Если история даст еще один шанс стране, что надо будет сделать по-другому, чего не сделали в 90-е?
— Осознать свои ошибки. Раскаяться в своих ошибках. Не заметать вот этот мусор больше под ковер. Говорить об этом. Тут я тоже ничего нового не скажу, но вот мне кажется, что Германия в этом смысле хороший пример. То, как они прорабатывают эту травму, это показатель, на мой взгляд. Способны ли мы, россияне, на такое или нет? Я не знаю.
Есть мнение, что страна возвращается к террору, потому что в свое время были названы имена жертв, но не названы имена палачей. Нужно ли?

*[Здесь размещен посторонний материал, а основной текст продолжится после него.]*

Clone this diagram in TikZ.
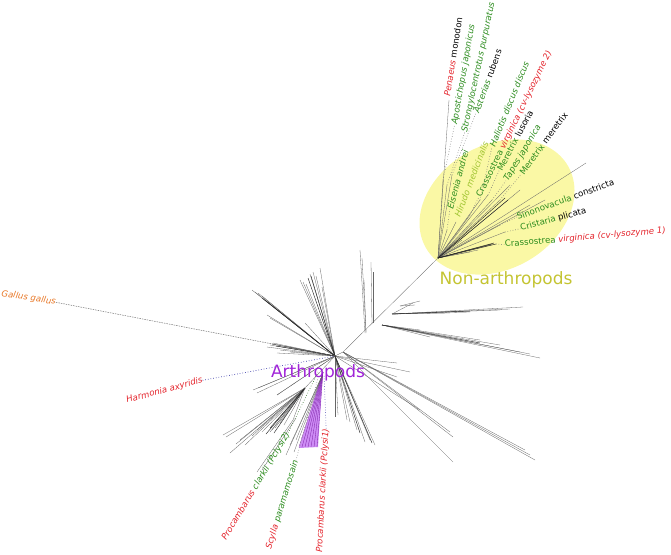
\documentclass[tikz,border=0pt]{standalone}
\usepackage{fontspec}
\setmainfont{DejaVu Sans}
\definecolor{lred}{RGB}{228,36,44}
\definecolor{lgreen}{RGB}{44,140,30}
\definecolor{lyg}{RGB}{160,196,50}
\definecolor{lorange}{RGB}{232,120,40}
\definecolor{lpurple}{RGB}{160,36,216}
\definecolor{wedge}{RGB}{205,140,245}
\definecolor{ell}{RGB}{250,248,165}
\definecolor{nonarth}{RGB}{196,196,50}
\definecolor{lblue}{RGB}{60,60,170}
\newcommand\spG[1]{\textcolor{lgreen}{\itshape #1}}
\newcommand\spGu[1]{\textcolor{lgreen}{\upshape #1}}
\newcommand\spR[1]{\textcolor{lred}{\itshape #1}}
\newcommand\spK[1]{\textcolor{black}{\upshape #1}}
\newcommand\spY[1]{\textcolor{lyg}{\itshape #1}}
\begin{document}
\begin{tikzpicture}[x=1pt,y=-1pt,
  br/.style={draw=black!60,line width=0.3pt},
  brd/.style={draw=black!85,line width=0.45pt},
  lead/.style={draw=black!55,line width=0.6pt,dotted},
  lab/.style={font=\fontsize{8.6}{9}\selectfont,inner sep=0pt,anchor=base west},
  big/.style={font=\fontsize{17}{18}\selectfont,inner sep=0pt}]
\useasboundingbox (0,0) rectangle (671,554);
% ---------------- yellow highlight
\fill[ell, rotate around={30:(497,207)}] (497,207) ellipse [x radius=82, y radius=62];
% ---------------- hubs
\coordinate (H) at (335,356);
\coordinate (H2) at (343,352);
\coordinate (R) at (438,258);
\coordinate (L) at (305,388);
\coordinate (B1) at (382,325);
\coordinate (B2) at (392,314);
\coordinate (B3) at (400,306);
\draw[br] (H) -- (H2) -- (R);
% ---------------- arthropod upper fans
\foreach \x/\y in {252/290,255/292,258/293,262/296,267/315,270/318,300/280,303/282,306/284,310/274,313/272,316/276,320/268,322/287,305/323}
  \draw[br] (H) -- (\x,\y);
\foreach \x/\y in {262/298,265/300,308/278,311/276}
  \draw[brd] (H) -- (\x,\y);
% near vertical lines hanging from backbone
\foreach \x/\y/\u/\v in {365/333/360/250,366/332/362/258,372/324/371/262,373/323/373/272,366/333/364/280}
  \draw[br] (\x,\y) -- (\u,\v);
% left fans
\foreach \x/\y in {267/347,270/345,273/343,277/353,280/350,285/346,253/390,258/388,277/395,290/352}
  \draw[br] (H) -- (\x,\y);
\foreach \x/\y in {272/344,276/346}
  \draw[brd] (H) -- (\x,\y);
% lower-left fans
\draw[br] (H) -- (L);
\foreach \x/\y in {223/435,226/437,230/453,236/444,240/440,245/445,252/436,257/430,262/432,270/432,272/430,275/428,280/423,284/425}
  \draw[br] (L) -- (\x,\y);
\foreach \x/\y in {266/434,270/428,274/433}
  \draw[brd] (L) -- (\x,\y);
\draw[br] (257,472) -- (293,420) -- (L);
\draw[br] (262,470) -- (296,418);
\draw[br] (257,393) -- (H);
\draw[br] (277,395) -- (H);
% purple wedge
\fill[wedge] (323,372) -- (299,448) -- (318,447) -- cycle;
\foreach \x in {299,302,305,308,311,314,317}
  \draw[draw=lpurple!75!black,line width=0.3pt] (323,372) -- (\x,447);
\foreach \x/\y in {290/445,294/452,296/440,286/455}
  \draw[br] (322,376) -- (\x,\y);
% down-right fans
\foreach \x/\y in {335/417,338/415,347/420,350/422,357/430,365/442,370/440,375/445,420/410,397/377,397/363,410/372}
  \draw[br] (H) -- (\x,\y);
\foreach \x/\y in {372/443,360/433}
  \draw[brd] (H) -- (\x,\y);
\foreach \x/\y in {535/460,530/455,525/450,453/462,453/437,450/432}
  \draw[br] (H2) -- (\x,\y);
% right fans from backbone
\foreach \x/\y in {540/358,530/354,520/352,500/345,480/340,430/337,420/330}
  \draw[br] (B1) -- (\x,\y);
\foreach \x/\y in {523/307,510/309,500/310,470/312,450/313,413/303}
  \draw[br] (B2) -- (\x,\y);
\foreach \x/\y in {415/305,420/301}
  \draw[br] (B3) -- (\x,\y);
\draw[brd] (B2) -- (470,311);
\draw[brd] (B1) -- (480,343);
% ---------------- non-arthropod fan
\foreach \x/\y in {449/100,443/180,447/185,452/175,447/230,456/222,470/215,480/200,488/195,492/200,500/200,586/163,500/225,505/232,490/245,478/250,470/252,462/240,530/205,545/200,520/190,510/185}
  \draw[br] (R) -- (\x,\y);
\foreach \x/\y in {492/244,494/243,496/244,505/198,508/200}
  \draw[brd] (R) -- (\x,\y);
% ---------------- labels non-arthropods
\node[lab,rotate=81] (pen) at (450,97) {\spR{Penaeus} \spK{monodon}};
\node[lab,rotate=80] (apo) at (457,125) {\spG{Apostichopus japonicus}};
\node[lab,rotate=78] (str) at (467,133) {\spG{Strongylocentrotus purpuratus}};
\node[lab,rotate=70] (ast) at (479,114) {\spG{Asterias} \spK{rubens}};
\node[lab,rotate=75] (eis) at (453,210) {\spG{Eisenia andrei}};
\node[lab,rotate=69] (hir) at (460,218) {\spY{Hirudo medicinalis}};
\node[lab,rotate=64] (cr2) at (481,198) {\spGu{Crassostrea} \spR{virginica (cv-lysozyme 2)}};
\node[lab,rotate=68] (hal) at (495,148) {\spG{Haliotis discus discus}};
\node[lab,rotate=62] (mlu) at (502,172) {\spGu{Meretrix} \spK{lusoria}};
\node[lab,rotate=59] (tap) at (508,182) {\spG{Tapes japonica}};
\node[lab,rotate=54] (mme) at (524,176) {\spGu{Meretrix} \spK{meretrix}};
\node[lab,rotate=20] (sin) at (518,220) {\spGu{Sinonovacula} \spK{constricta}};
\node[lab,rotate=15] (cri) at (521,231) {\spGu{Cristaria} \spK{plicata}};
\node[lab,rotate=5] (cr1) at (505,247) {\spGu{Crassostrea} \spR{virginica (cv-lysozyme 1)}};
\draw[lead] (443,180) -- (apo.west);
\draw[lead] (447,185) -- (str.west);
\draw[lead] (452,175) -- (ast.west);
\draw[lead] (447,230) -- (eis.west);
\draw[lead] (470,215) -- (cr2.west);
\draw[lead] (480,200) -- (hal.west);
\draw[lead] (488,195) -- (mlu.west);
\draw[lead] (492,200) -- (tap.west);
\draw[lead] (500,200) -- (mme.west);
\draw[lead] (500,225) -- (sin.west);
\draw[lead] (505,232) -- (cri.west);
\draw[lead] (496,244) -- (cr1.west);
% ---------------- labels arthropods
\node[lab,rotate=-9,text=lorange] (gal) at (1,296) {\itshape Gallus gallus};
\draw[draw=black!55,line width=0.5pt,dash pattern=on 1.5pt off 1pt] (gal.east) -- (H);
\node[lab,rotate=15,text=lred] (har) at (127,403) {\itshape Harmonia axyridis};
\draw[draw=lblue,line width=0.7pt,dotted] (har.east) -- (H);
\node[lab,rotate=59] (pc2) at (226,541) {\spR{Procambarus} \spG{clarkii (Pclysi2)}};
\draw[draw=lgreen!70!black,line width=0.6pt,dotted] (pc2.east) -- (318,372);
\node[lab,rotate=73] (scy) at (271,550) {\spR{Scylla} \spG{paramamosain}};
\draw[draw=black!50,line width=0.6pt,dotted] (scy.east) -- (318,378);
\node[lab,rotate=87,text=lred] (pc1) at (322,553) {\itshape Procambarus clarkii (Pclysi1)};
\draw[draw=lblue,line width=0.6pt,dotted] (pc1.east) -- (324,374);
% ---------------- group labels
\node[big,text=lpurple] (arth) at (318,373) {Arthropods};
\node[big,text=nonarth] (narth) at (506,280) {Non-arthropods};
\end{tikzpicture}
\end{document}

— Считаю, что называть имена палачей, конечно, нужно. Я не вижу в этом, может, я плохо смотрю, но я не вижу в этом, по крайней мере, потенциала для гражданской войны, потому что, условно говоря, если твой отец палач… то это не делает автоматически палачом тебя. Я считаю, что у каждого человека его собственная ответственность. И, конечно, палачей надо называть и призывать к этой ответственности. А как иначе? А как иначе? Я даже не понимаю, как иначе. Опять оставить зло безнаказанным, ну, то есть всех пожалеть, кто пострадал. Но они же не просто так пострадали. Это же не стихийное бедствие, война. Это же ответственность конкретных людей. Это не потоп. Хотя у нас и потоп бывает в стране, ответственность конкретных людей. Каждый из нас несет ответственность за свои поступки. Конечно, пускай отвечают.
Чего боитесь?
— Конечно, первая мысль – расширение этого конфликта. Я боюсь, что в это будет вовлекаться все больше и больше стран. Я боюсь, что все начнут воевать друг с другом. Я боюсь, конечно, ядерной войны. Я боюсь, и боялась, и боюсь, что люди, которые сейчас находятся в заключении, что они будут вынуждены отбывать весь свой срок. Возможно, еще новый, один-второй, который им накинут. Я боюсь, что они не смогут выйти досрочно.
Вернетесь в Россию?
— Я не думаю, что я вернусь в Россию когда-нибудь основательно. Ну, то есть даже если что-то поменяется, и мой приезд в Россию будет безопасен, то я бы, конечно, с удовольствием съездила. Есть вещи, по которым я… Нет, я уже не скучаю, но… Мысли, о которых меня греют и которые мне бы хотелось увидеть заново перед собой. Мой родной лес или Петербург, или какая-нибудь усадебка примкадная. Мне бы хотелось сходить в гости к брату. У меня два брата. Вот один уехал, а один остался в Москве. Мне бы хотелось повидать отца, пройти какими-то привычными дорогами, оказаться в лесу на той тропинке, где ты учился ходить, а потом твой ребенок учился ходить. Есть сентиментальные вещи в России. Ну, то есть они там остались. И я бы была рада с ними снова соприкоснуться. Но, скажу такой непопулярный ответ, возвращаться в Россию я бы уже не хотела, потому что… Ну, мне кажется, что я этого больше не переживу на самом деле. Я не знаю, как люди переживают по несколько эмиграции за жизнь. Я сделала очень много для того, чтобы почувствовать себя здесь дома, и мне это удалось в конечном итоге. На это ушло очень много времени. И подвергать себя заново такому испытанию я не готова.